God’s preference for your ears is in our gospel for today, in the second miracle, how the Lord Jesus healed the deaf man with the speech impediment. As usual, St. Mark reports it without explaining it. He tells us that Jesus put his fingers in the man’s ears, spat, touched his tongue, looked up to heaven, groaned, and said in the local dialect, “Be opened.” 

Be opened up, be unclogged, uncorked, unstoppered. Be as fully opened as a human being should be. Be open to hear God’s words to you. Be open to speak back to God, to praise, to tell what God has done for you.

The Lord Jesus opened up the stopper on his soul. With his ears opened, the word of God could enter his mind, and go from his mind down into his soul, into his breath inside him, and once in his breath come back up and out of his mouth in speech. Ears, mind, soul, speech. And that made the man able now actively to love the Lord God with all his mind and all his soul.

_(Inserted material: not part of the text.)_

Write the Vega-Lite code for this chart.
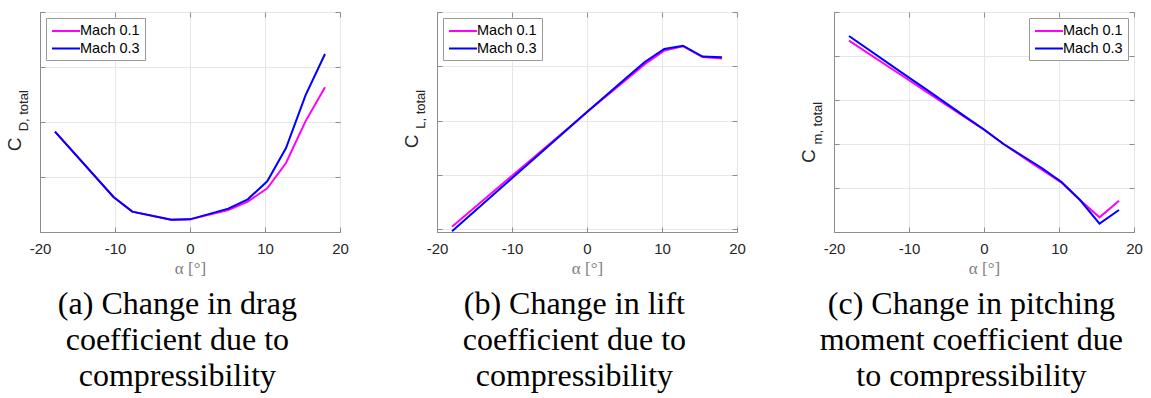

The goal of this commandment is that you love the Lord your God with all your soul and with all your mind. The temptation is to love the image of God you’ve made in your mind. Yes, you have to use your mind, but you’ve got to keep revising and challenging your image by what you hear every week in the Word of God. That’s how the Lord God has designed it, that it happens more through sound than sight.

Jews and Muslims and most Christians agree on this. And this is why the Reformed churches have always emphasized sound over sight in worship. The message is the medium. The preaching, the hymn-singing, the sound of the community of Jesus, in the ear and on the voice, quite precisely the actual vibrations in the air to get it moving down into your soul. You are doing it now. You can do this.

The message is for your salvation, every week — that you find the Lord God not in richness but in poverty, not the richness of your idea of God, but in the poverty of your own soul where God has come to find you. Not in lofty ideas of God but in God’s grief and lamentation, in your losses and your tears. You eat the crumbs from the table with the other beggars here, and on those beggars is the face of God. And when they look at your own beggar’s face, they see God’s face too.

The message shapes you from the inside, from the inside out. It’s how God carves you out and crafts you into an image of God’s self. The word of God into your mind and your soul is designed to shape you into a shape that is worthy of the God who created you. You cannot ever separate your own self-image from your image of God, and you’re not supposed to. You can do this, on your inside, no matter what you look like on the outside, your own soul can carry the moral likeness of God.

Which is why, on your daily Christian walk, your might take the earbuds out of your ears and  be opened to your living soul. As you address the world, gaze not upon your iPhone and the icons on your screen but on the faces of the people around you. Let them see your face, which has on it (more than you know it, and even in your lines and blemishes) the image of the love of God.